43. [My lord,] etc. From 1st quarto; the other quartos and 1st folio have "love, Lord, ay husband, friend," for which Dowden reads: "love-lord, ay, husband-friend." Friend was sometimes = lover; as in Much Ado, v. 2. 72, Oth. iv. 1. 3, A. and C. iii. 12. 22, Cymb. i. 4. 74, etc. Cf. Brooke's poem, where Juliet referring to Romeo, says:—
"For whom I am becomme vnto my selfe a foe,
Disdayneth me, his steadfast frend, and scornes my frendship so;"
and of their parting the poet says:—
"With solemne othe they both theyr sorowfull leaue do take;
They sweare no stormy troubles shall theyr steady friendship shake."
44. [Day in the hour.] The hyperbole is explained by what follows.
53. [I have an ill-divining soul.] "This miserable prescience of futurity I have always regarded as a circumstance particularly beautiful.
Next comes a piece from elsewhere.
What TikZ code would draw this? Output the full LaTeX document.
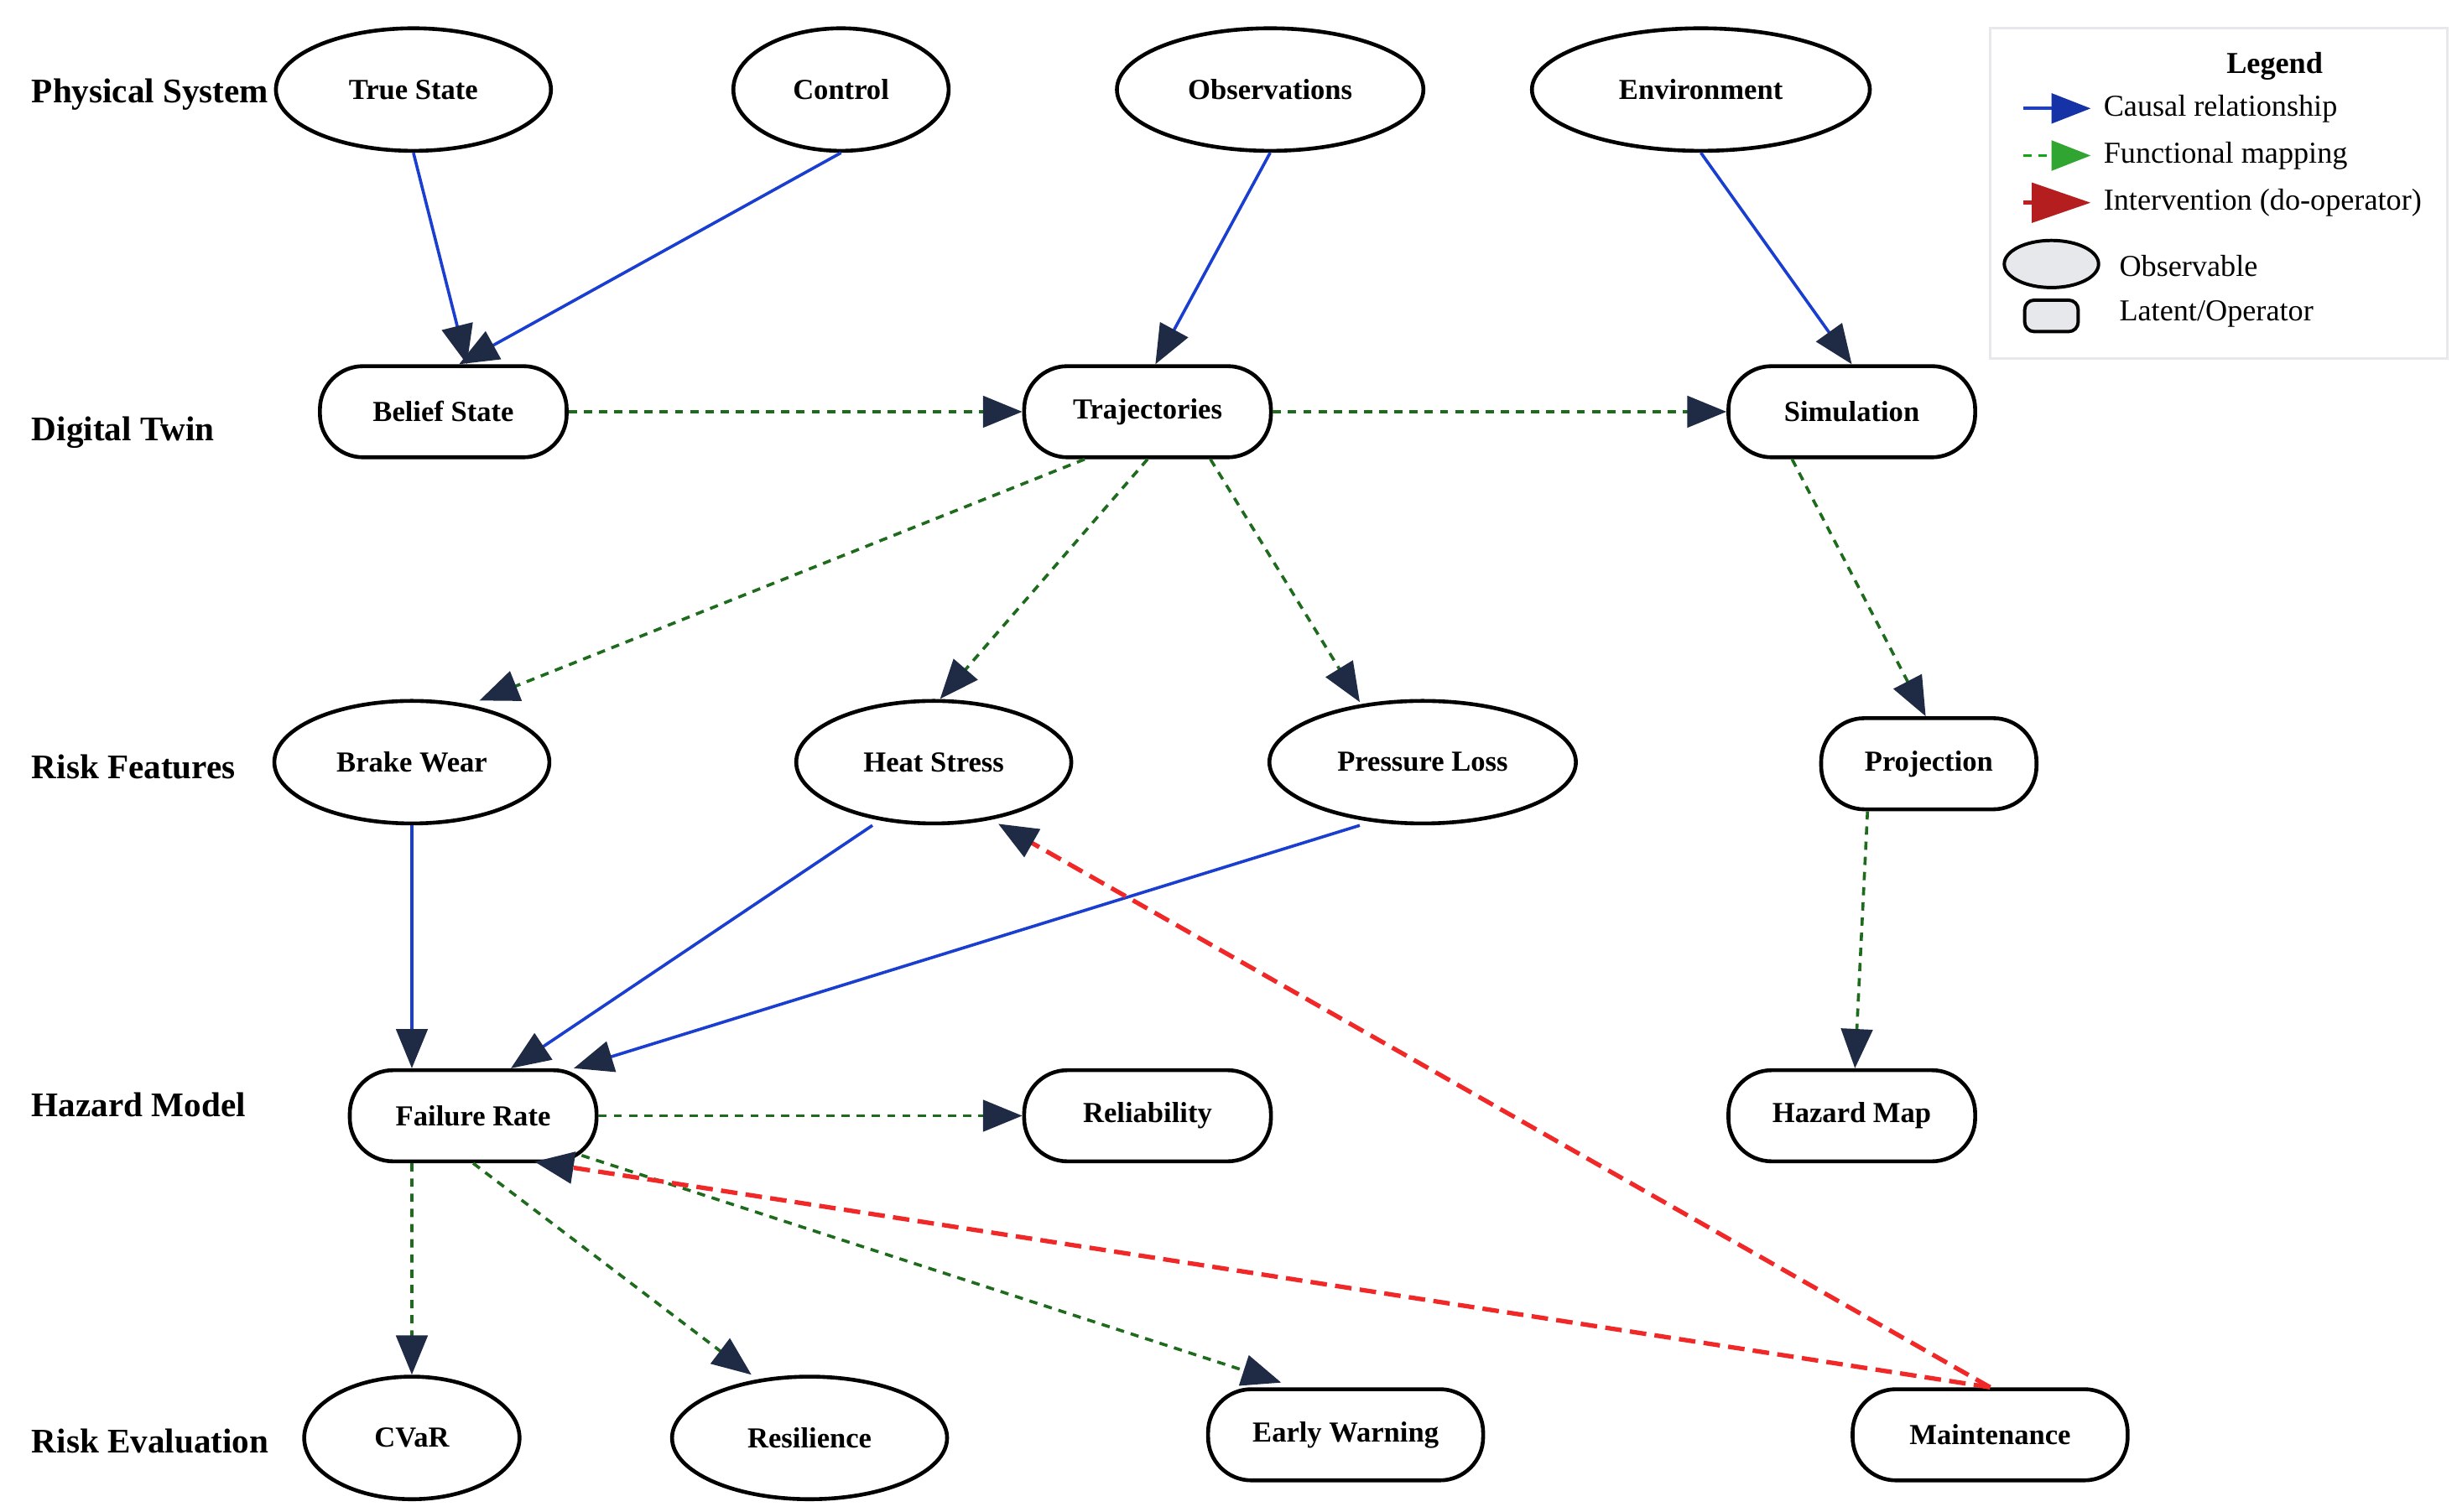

The same kind of warning from the mind Romeo seems to have been conscious of, on his going to the entertainment at the house of Capulet" (Steevens). See i. 4. 48 and 103 fol. above.
54. [Below.] From 1st quarto; the other early eds. have "so lowe," which is preferred by some of the modern editors.
58. [Dry sorrow drinks our blood.] An allusion to the old notion that sorrow and sighing exhaust the blood. Cf. M.N.D. iii. 2. 97, Ham. iv. 7. 123, Much Ado, iii. 1. 78, etc.